Requirements: Give all of the lines again, with nothing added or dropped.

Given material:
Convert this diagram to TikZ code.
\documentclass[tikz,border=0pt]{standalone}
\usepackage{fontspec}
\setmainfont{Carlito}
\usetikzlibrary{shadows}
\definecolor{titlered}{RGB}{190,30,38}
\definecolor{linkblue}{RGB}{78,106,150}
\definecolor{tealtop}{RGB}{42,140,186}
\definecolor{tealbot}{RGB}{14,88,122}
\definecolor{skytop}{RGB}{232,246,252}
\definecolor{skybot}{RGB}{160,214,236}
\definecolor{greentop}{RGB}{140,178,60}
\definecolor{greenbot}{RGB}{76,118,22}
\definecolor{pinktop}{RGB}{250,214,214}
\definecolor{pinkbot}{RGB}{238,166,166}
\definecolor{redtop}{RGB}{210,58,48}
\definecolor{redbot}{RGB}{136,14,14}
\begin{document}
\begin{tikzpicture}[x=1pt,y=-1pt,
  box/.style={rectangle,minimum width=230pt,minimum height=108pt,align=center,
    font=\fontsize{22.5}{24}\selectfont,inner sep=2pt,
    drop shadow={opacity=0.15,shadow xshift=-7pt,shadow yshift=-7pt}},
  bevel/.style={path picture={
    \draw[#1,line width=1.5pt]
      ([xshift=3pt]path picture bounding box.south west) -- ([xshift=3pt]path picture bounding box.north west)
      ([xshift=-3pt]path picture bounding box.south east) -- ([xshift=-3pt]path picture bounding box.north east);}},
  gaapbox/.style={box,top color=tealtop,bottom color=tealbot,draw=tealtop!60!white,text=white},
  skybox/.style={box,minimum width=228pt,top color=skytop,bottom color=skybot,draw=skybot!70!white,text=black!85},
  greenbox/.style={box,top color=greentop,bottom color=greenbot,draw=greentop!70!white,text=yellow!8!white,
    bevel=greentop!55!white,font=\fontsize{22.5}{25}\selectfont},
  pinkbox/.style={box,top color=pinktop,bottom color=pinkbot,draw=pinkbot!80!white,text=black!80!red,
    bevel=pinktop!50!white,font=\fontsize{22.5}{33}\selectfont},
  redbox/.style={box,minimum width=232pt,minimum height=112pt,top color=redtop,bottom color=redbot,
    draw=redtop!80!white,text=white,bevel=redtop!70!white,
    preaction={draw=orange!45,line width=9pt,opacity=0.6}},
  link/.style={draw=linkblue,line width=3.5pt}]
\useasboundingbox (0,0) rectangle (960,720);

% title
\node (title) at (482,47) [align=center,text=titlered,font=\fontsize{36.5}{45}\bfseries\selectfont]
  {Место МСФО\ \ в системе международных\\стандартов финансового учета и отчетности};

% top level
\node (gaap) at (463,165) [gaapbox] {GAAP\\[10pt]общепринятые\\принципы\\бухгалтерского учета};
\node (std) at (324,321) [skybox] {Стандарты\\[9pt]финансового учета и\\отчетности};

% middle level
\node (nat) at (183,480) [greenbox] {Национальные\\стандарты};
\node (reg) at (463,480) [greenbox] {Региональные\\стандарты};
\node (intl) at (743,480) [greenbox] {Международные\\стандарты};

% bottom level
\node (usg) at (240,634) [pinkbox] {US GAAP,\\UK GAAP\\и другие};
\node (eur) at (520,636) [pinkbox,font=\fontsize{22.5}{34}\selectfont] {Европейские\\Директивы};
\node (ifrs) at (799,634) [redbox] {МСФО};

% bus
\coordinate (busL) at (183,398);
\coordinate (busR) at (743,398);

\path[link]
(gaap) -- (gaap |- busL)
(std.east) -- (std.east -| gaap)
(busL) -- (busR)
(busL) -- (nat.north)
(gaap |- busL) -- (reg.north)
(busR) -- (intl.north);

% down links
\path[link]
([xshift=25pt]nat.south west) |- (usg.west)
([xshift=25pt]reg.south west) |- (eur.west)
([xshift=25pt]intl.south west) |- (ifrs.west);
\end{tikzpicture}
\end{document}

Written answer:
Convert this diagram to TikZ code.
\documentclass[tikz,border=0pt]{standalone}
\usepackage{fontspec}
\setmainfont{Carlito}
\usetikzlibrary{shadows}
\definecolor{titlered}{RGB}{190,30,38}
\definecolor{linkblue}{RGB}{78,106,150}
\definecolor{tealtop}{RGB}{42,140,186}
\definecolor{tealbot}{RGB}{14,88,122}
\definecolor{skytop}{RGB}{232,246,252}
\definecolor{skybot}{RGB}{160,214,236}
\definecolor{greentop}{RGB}{140,178,60}
\definecolor{greenbot}{RGB}{76,118,22}
\definecolor{pinktop}{RGB}{250,214,214}
\definecolor{pinkbot}{RGB}{238,166,166}
\definecolor{redtop}{RGB}{210,58,48}
\definecolor{redbot}{RGB}{136,14,14}
\begin{document}
\begin{tikzpicture}[x=1pt,y=-1pt,
  box/.style={rectangle,minimum width=230pt,minimum height=108pt,align=center,
    font=\fontsize{22.5}{24}\selectfont,inner sep=2pt,
    drop shadow={opacity=0.15,shadow xshift=-7pt,shadow yshift=-7pt}},
  bevel/.style={path picture={
    \draw[#1,line width=1.5pt]
      ([xshift=3pt]path picture bounding box.south west) -- ([xshift=3pt]path picture bounding box.north west)
      ([xshift=-3pt]path picture bounding box.south east) -- ([xshift=-3pt]path picture bounding box.north east);}},
  gaapbox/.style={box,top color=tealtop,bottom color=tealbot,draw=tealtop!60!white,text=white},
  skybox/.style={box,minimum width=228pt,top color=skytop,bottom color=skybot,draw=skybot!70!white,text=black!85},
  greenbox/.style={box,top color=greentop,bottom color=greenbot,draw=greentop!70!white,text=yellow!8!white,
    bevel=greentop!55!white,font=\fontsize{22.5}{25}\selectfont},
  pinkbox/.style={box,top color=pinktop,bottom color=pinkbot,draw=pinkbot!80!white,text=black!80!red,
    bevel=pinktop!50!white,font=\fontsize{22.5}{33}\selectfont},
  redbox/.style={box,minimum width=232pt,minimum height=112pt,top color=redtop,bottom color=redbot,
    draw=redtop!80!white,text=white,bevel=redtop!70!white,
    preaction={draw=orange!45,line width=9pt,opacity=0.6}},
  link/.style={draw=linkblue,line width=3.5pt}]
\useasboundingbox (0,0) rectangle (960,720);

% title
\node (title) at (482,47) [align=center,text=titlered,font=\fontsize{36.5}{45}\bfseries\selectfont]
  {Место МСФО\ \ в системе международных\\стандартов финансового учета и отчетности};

% top level
\node (gaap) at (463,165) [gaapbox] {GAAP\\[10pt]общепринятые\\принципы\\бухгалтерского учета};
\node (std) at (324,321) [skybox] {Стандарты\\[9pt]финансового учета и\\отчетности};

% middle level
\node (nat) at (183,480) [greenbox] {Национальные\\стандарты};
\node (reg) at (463,480) [greenbox] {Региональные\\стандарты};
\node (intl) at (743,480) [greenbox] {Международные\\стандарты};

% bottom level
\node (usg) at (240,634) [pinkbox] {US GAAP,\\UK GAAP\\и другие};
\node (eur) at (520,636) [pinkbox,font=\fontsize{22.5}{34}\selectfont] {Европейские\\Директивы};
\node (ifrs) at (799,634) [redbox] {МСФО};

% bus
\coordinate (busL) at (183,398);
\coordinate (busR) at (743,398);

\path[link]
(gaap) -- (gaap |- busL)
(std.east) -- (std.east -| gaap)
(busL) -- (busR)
(busL) -- (nat.north)
(gaap |- busL) -- (reg.north)
(busR) -- (intl.north);

% down links
\path[link]
([xshift=25pt]nat.south west) |- (usg.west)
([xshift=25pt]reg.south west) |- (eur.west)
([xshift=25pt]intl.south west) |- (ifrs.west);
\end{tikzpicture}
\end{document}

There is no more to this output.